Series

Directed by Alan Smithee #6: The Line of Action

A series of musings on movies, memories, and storytelling.

by Cassie Hayes, Fiction Editor

Movies manipulate time. Real time seems to freeze and hang suspended until the final credits, when you stumble out of the darkness and wander around the parking lot trying to find your car, the world suddenly hard and huge and real again—too silent and serious compared to the world of light and shadow that you just left. Even the onscreen dramatic time jumps and flashes back and flashes forward, carried along by music, dialogue, and sound effects. Movies let you feel like you cheated time—you stole some back. For an hour and a half or two hours, you experienced a story that would have taken you days, weeks, months, or even years to experience in real life.

Most narratives do this. Hitchcock famously said that drama is life with the dull bits cut out.

One of my favorite movies is Once Upon a Time in the West. As a very quiet and slightly musically-inclined person, my favorite character in that movie is Charles Bronson’s “Harmonica,” so named because he never gives his real name—he is known mainly by the harmonica he carries on a string around his neck and the mournful musical motif that he often plays. The movie is an epic—set in the magnificent mythological American West, where conflicts of good versus evil, tradition versus progress, and man versus man are played out in operatic proportions. I literally have goose bumps by the end of the movie every time I watch it.

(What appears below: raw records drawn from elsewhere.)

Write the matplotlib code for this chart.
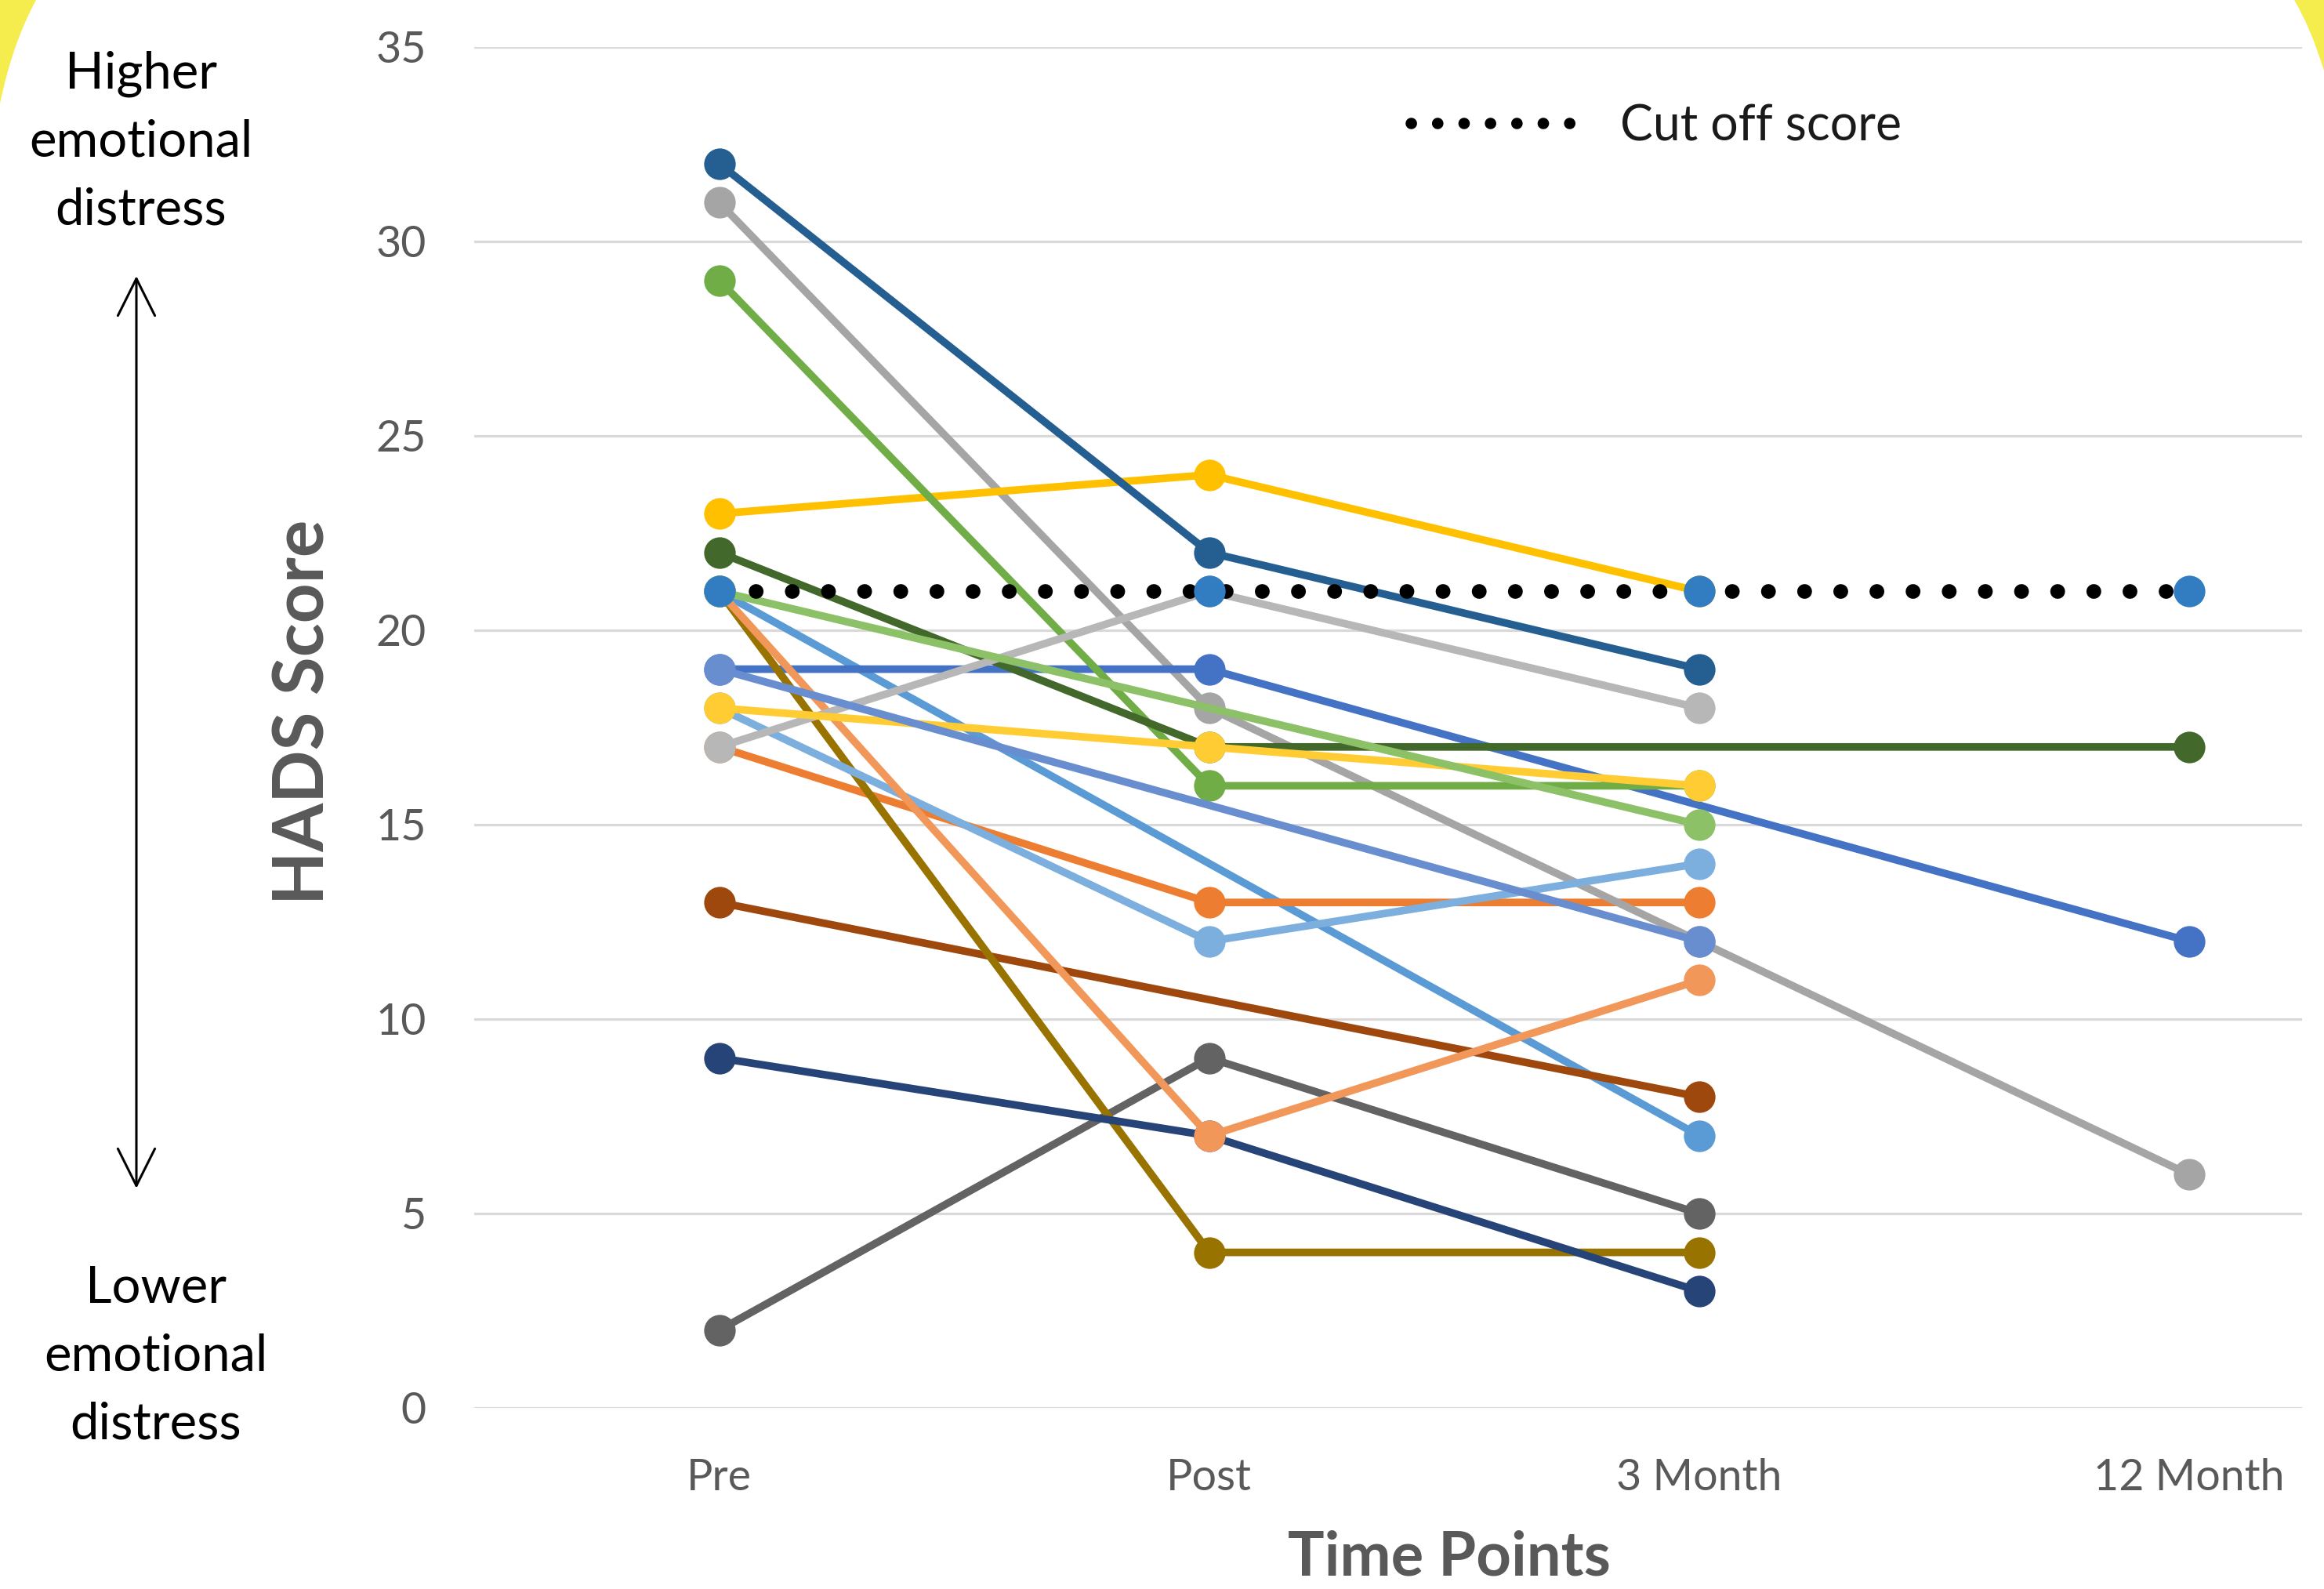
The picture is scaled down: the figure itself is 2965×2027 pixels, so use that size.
"""
HADS score trajectories per participant across four time points,
with the clinical cut-off score drawn as a dotted line.
"""

import matplotlib

matplotlib.use("Agg")

import matplotlib.pyplot as plt
import numpy as np
from matplotlib.lines import Line2D
from matplotlib.patches import PathPatch
from matplotlib.path import Path

nan = np.nan

# Data
time_points = ["Pre", "Post", "3 Month", "12 Month"]

p01 = [21, nan, 7, nan]
p02 = [17, 13, 13, nan]
p03 = [31, 18, 12, 6]
p04 = [23, 24, 21, nan]
p05 = [19, 19, nan, 12]
p06 = [29, 16, 16, nan]
p07 = [32, 22, 19, nan]
p08 = [13, nan, 8, nan]
p09 = [2, 9, 5, nan]
p10 = [21, 4, 4, nan]
p11 = [9, 7, 3, nan]
p12 = [22, 17, nan, 17]
p13 = [18, 12, 14, nan]
p14 = [21, 7, 11, nan]
p15 = [17, 21, 18, nan]
p16 = [18, 17, 16, nan]
p17 = [19, nan, 12, nan]
p18 = [21, nan, 15, nan]
participants = [p01, p02, p03, p04, p05, p06, p07, p08, p09,
                p10, p11, p12, p13, p14, p15, p16, p17, p18]

# Excel 2013 default series palette
colors = ["#5B9BD5", "#ED7D31", "#A5A5A5", "#FFC000", "#4472C4", "#70AD47",
          "#255E91", "#9E480E", "#636363", "#997300", "#264478", "#43682B",
          "#7CAFDD", "#F1975A", "#B7B7B7", "#FFCD33", "#698ED0", "#8CC168"]

cutoff = [21, 21, 21, 21]
cutoff_marker_color = "#327DC2"

W, H = 2965, 2027
DPI = 100
FONT = "Lato"
plt.rcParams["font.family"] = [FONT, "DejaVu Sans"]

fig = plt.figure(figsize=(W / DPI, H / DPI), dpi=DPI, facecolor="white")

# plot area in pixels: left 605, right 2937, top 60, bottom 1796
ax = fig.add_axes([605 / W, 1 - 1796 / H, (2937 - 605) / W, (1796 - 60) / H])

x = np.arange(len(time_points))
for vals, c in zip(participants, colors):
    v = np.array(vals, dtype=float)
    ok = ~np.isnan(v)
    ax.plot(x[ok], v[ok], color=c, lw=7.0, marker="o", markersize=29,
            markeredgewidth=0, solid_capstyle="round", zorder=2)

# cut-off score: dotted black line with blue markers on top
ax.plot(x, cutoff, color="black", lw=13.5, linestyle=(0, (0.01, 2.45)),
        dash_capstyle="round", zorder=3)
ax.plot(x, cutoff, linestyle="none", marker="o", markersize=29,
        markeredgewidth=0, color=cutoff_marker_color, zorder=4)

ax.set_xlim(-0.5, 3.23)
ax.set_ylim(0, 35)
ax.set_yticks(np.arange(0, 36, 5))
ax.set_xticks(x)
ax.set_xticklabels(time_points)
ax.grid(axis="y", color="#D9D9D9", lw=2.3, zorder=0)
ax.set_axisbelow(True)
for s in ax.spines.values():
    s.set_visible(False)
ax.tick_params(axis="both", length=0, labelsize=40, labelcolor="#595959")
ax.tick_params(axis="y", pad=44)
ax.tick_params(axis="x", pad=46)

# legend
handle = Line2D([], [], color="black", lw=10.5, linestyle=(0, (0.01, 2.3)),
                dash_capstyle="round")
fig.legend([handle], ["Cut off score"], loc="center left",
           bbox_to_anchor=(1800 / W, 1 - 161 / H), frameon=False,
           borderpad=0, borderaxespad=0, handlelength=3.32, handletextpad=0.95,
           prop={"family": FONT, "size": 45}, labelcolor="#1A1A1A")

# axis titles
fig.text(388 / W, 1 - 908 / H, "HADS Score", rotation=90, ha="center",
         va="center", fontsize=64, fontweight="bold", color="#595959")
fig.text(1849 / W, 3 / H, "Time Points", ha="center", va="bottom",
         fontsize=56, fontweight="bold", color="#595959")

# side annotations
fig.text(180 / W, 1 - 181 / H, "Higher\nemotional\ndistress", ha="center",
         va="center", fontsize=47, color="black", linespacing=1.58)
fig.text(199 / W, 1 - 1730 / H, "Lower\nemotional\ndistress", ha="center",
         va="center", fontsize=47, color="black", linespacing=1.58)
fig.add_artist(plt.Annotation(
    "", xy=(174 / W, 1 - 352 / H), xytext=(174 / W, 1 - 1516 / H),
    xycoords="figure fraction", textcoords="figure fraction",
    arrowprops=dict(arrowstyle="<->", lw=2.2, color="black",
                    mutation_scale=85, shrinkA=0, shrinkB=0)))

# yellow poster background peeking in at the top corners
def corner(pts):
    verts = [(px / W, 1 - py / H) for px, py in pts]
    codes = [Path.MOVETO, Path.LINETO, Path.CURVE3, Path.CURVE3, Path.CLOSEPOLY]
    fig.add_artist(PathPatch(Path(verts + [verts[0]], codes),
                             transform=fig.transFigure, facecolor="#F5EC4D",
                             edgecolor="none", zorder=5))


corner([(0, 0), (46, 0), (16, 55), (0, 132)])
corner([(W, 0), (2927, 0), (2948, 35), (W, 90)])

fig.savefig("out.png", dpi=DPI, facecolor="white")
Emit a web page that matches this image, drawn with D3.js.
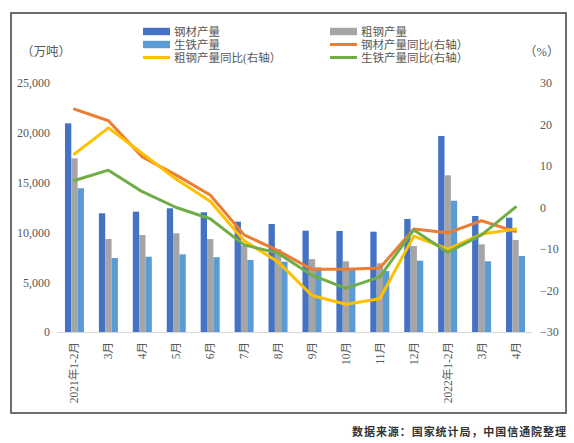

Harmonica is on a quest for revenge—he wants to kill Frank, the cruel antagonist played to perfection by somebody who I had always thought exuded kindness and principle, Henry Fonda. Harmonica goes doggedly after Frank with single-minded focus and unrelenting purpose. The wheezing harmonica motif underscores this determination, this desire for revenge burning inside of a man who seems so cool and collected on the outside.

That sense of grit is romanticized. It reminds me of my dad as a high school freshman going out for football and breaking both wrists on the first day of practice, then going out again as a sophomore and breaking both wrists on the first day AGAIN.

It reminds me of me as a girl going to the week-long softball camp hosted by the Waxahachie High School softball program every summer, and every summer getting sick, turning ghost-white and getting lightheaded and dizzy, the coach always hosing me off, giving me a popsicle, and calling my parents. Every. Single. Summer.

Grit? Maybe. Also, more likely, just being a stubborn idiot.

Stories can get you out of the rut your life is in. Stories can allow you to let go of the stubborn memories of the past and move on. Stories can change your heart, your mind, and your very soul.

Storytelling isn’t self-help therapy any more than listening to stories is. Whether you’re writing, reading, watching a movie, or making a movie, even though you’re probing the mess you are—displaying your dysfunction—you’re also crafting a narrative, manipulating time and facts, and putting on a new identity. You’re rediscovering the world and inviting others to join you in your rediscovery. It’s a craft, it’s a calling, and it’s hard work.

Which brings me to the title of this post: The Line of Action. The almighty “line of action” in movie-making is an imaginary line drawn in front of the camera—you put the camera on one side of the line and don’t cross it, thereby avoiding continuity problems editing. Of course, like most rules, this one gets broken every now and then, but generally it keeps the action or dialogue from being confusing, with random reversals of left and right screen space, when it’s edited together.

Just like with the name “Alan Smithee,” I tie a bunch of meaning to the phrase “the line of action” that isn’t really there and doesn’t have much of anything to do with the concept.

The phrase reminds me of the line in the sand drawn by William Travis at the Alamo. The line of ACTION. The phrase gives me the feeling that you’re about to make a choice that you will act on, a choice like the ones often at the climax of a short story, a book chapter, or a movie scene. You will make this choice and you will change because of it. You will cross the line of action, even if it might be confusing. Your life will take on a new trajectory.

Take a look at Arkana. The small literary journal that’s really a tiny bleep on the radar of hundreds of literary journals popping up online. Yes, there’s stubborn grit and passion that keep us going and will keep us going in the future. Yes, there’s the belief that writing and storytelling is more than just therapy—that it’s not for the individual but for the community.

But more than all that, what will keep Arkana, and all literature, alive is a belief in the power of change.

We are small but mighty. Literature here and everywhere is the line of action. Time builds forward like a stone wall separating what was and what could be, but we cross that wall and carve stories out of the stone, beauty out of the boundaries.

Voices out of the silence.

That’s why I love movies, stories, and being part of a literary journal. The world gives you a million examples of dysfunction and hate to turn you bitter, but as long as there are people promoting, creating, and experiencing art then empathy is being shared and there is hope for the future. There is an audience held together by light they can see through the darkness. There is the hush of emotion, the quiet of reflection, and the smell of popcorn.

And the bitterness fades out.


Cassie Hayes is a scribomaniac, film aficionado, and sometime taco-maker from Waxahachie, Texas. She received her bachelor’s from the University of Texas at Arlington and now attends the Arkansas Writers MFA Program. Her work has appeared or is forthcoming in various print and online literary journals.